December 17 2014 Latest news:
Wednesday, April 2, 2014
We look back on what was making the news on this day in Norfolk. Today, we look at the Eastern Daily Press front page of April 3, 1991.
Businessman Roger Cooper, jailed for five years without trial in Iran, tasted freedom yesterday — a strong cup of English tea.
Mr Cooper, 55, quickly showed his true Brit style of wit and the tolerance which helped him survive his ordeal.
He told a Heathrow news conference he had survived through “sheer bloody-mindedness”. And although he felt some bitterness at his incarceration for alleged spying, he remained fond of Iran — and would like to return one day. Mr Cooper, who went to his brother Paul’s London home after flying back to Britain, said it was “wonderful” to be there and told newsmen: “I have just had a good cup of English tea which has really perked me up.”
Then, despite having had no sleep for 36 hours, he was driven to his 85-year-old father’s home at Banbury, Oxfordshire, for a reunion. His joy was tinged with sadness. His mother, elder brother, and an uncle died while he was in prison.
A scholar of the Persian language, literature and culture, Mr Cooper arrived at Heathrow shortly before 10am after his surprise release from Tehran’s notorious Evin prison overnight.
It was initially kept secret for fear that Islamic fundamentalists would block the move. Sir Anthony Parsons, former ambassador to Iran and a close friend of Mr Cooper, said he was an “extraordinary person who can endure an ordeal better than anyone else”. Mr Cooper’s tale of courage began with his arrest on December 7, 1985.
He was reluctant to go into details but said last night that he was ill-treated during the early stages of his sentence. “I have got a stubbornness about me and I was deter-mined not to give in,” he said.
And with his father listening, Mr Cooper described how he made up various keep-fit exercises which he performed daily in his tiny prison. He also invented games to occupy him during many long solitary hours.
Businessman Roger Cooper with his daughter, Gisu, and brother, Paul, at Heathrow Airport yesterday.
During the latter stages of his imprisonment, Mr Cooper — known to the expatriate community in Tehran for his French cuisine — took on the responsibility of catering for himself and some of his cell-mates. He joked: “I have been thinking about writing a ‘Good Jail Cookbook’ based on what I have learned.”
He said he was not told he was being released and did not realise that he was on his way back to England until he was put in a car and noticed it was going towards the airport.
He still did not know the exact terms on which he was set free: “It was a bit of a mystery to me why I had really come out of that prison.”
Mr Cooper, who is divorced from his Iranian wife, hugged his 28-year-old daughter Gisu as he joked that anybody who was educated in an English public school and served in the ranks of the British Army, as he had, would have no problems in a Third World prison.
He understood there was a struggle between establishment people who wanted to release him and those who opposed the idea, and that it was resolved only late on Monday night. It was the “pragmatists” around Iran’s President Rafsanjani who pressed for his release.

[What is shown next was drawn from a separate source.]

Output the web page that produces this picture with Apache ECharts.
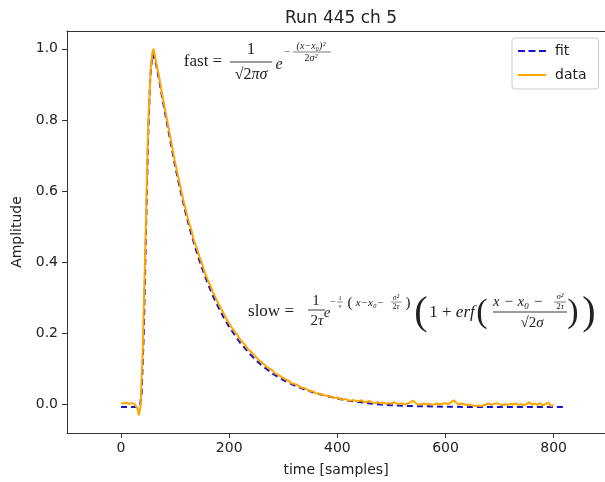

“I believe the Iran that has set me free is not exactly the same as the Iran that arrested me. There have been changes going on,” he said. Mr Cooper said he believed one reason he was originally arrested was that he matched the profile of an English spy — as seen from Tehran. He lived in Iran off and on since 1958 and had no obvious single job.
He may also have fallen victim to the spy mania which infected Iran at the time. “I do feel bitter towards some people,” he confessed.
He was particularly bitter about Iranian interrogators who put him under a lot of pressure to make his televised confession. “That was frankly staged,” he said. “There were certain things that were written for me, or that I adapted to meet their requests. I learned it by heart.”
Gisu, a doctor at the Royal Free Hospital in Hampstead, north London, said of her father’s return: “I cannot believe it. I still don’t believe it. I’M still half-dazed, but very happy.” Mr Cooper’s release was wel-comed by Prime Minister John Major, Foreign Secretary Douglas Hurd and Labour leader Neil Kinnock.
The move marks a key stage in the growing rapprochement between London and Tehran... but reaction from the Lebanon dampened hopes for hostages John McCarthy, Jackie Mann and Terry Waite.
Mr Hurd said the move was an “important step” towards improved Anglo-Iranian relations but solving the hostage issue would “open a new chapter” in relations with Tehran.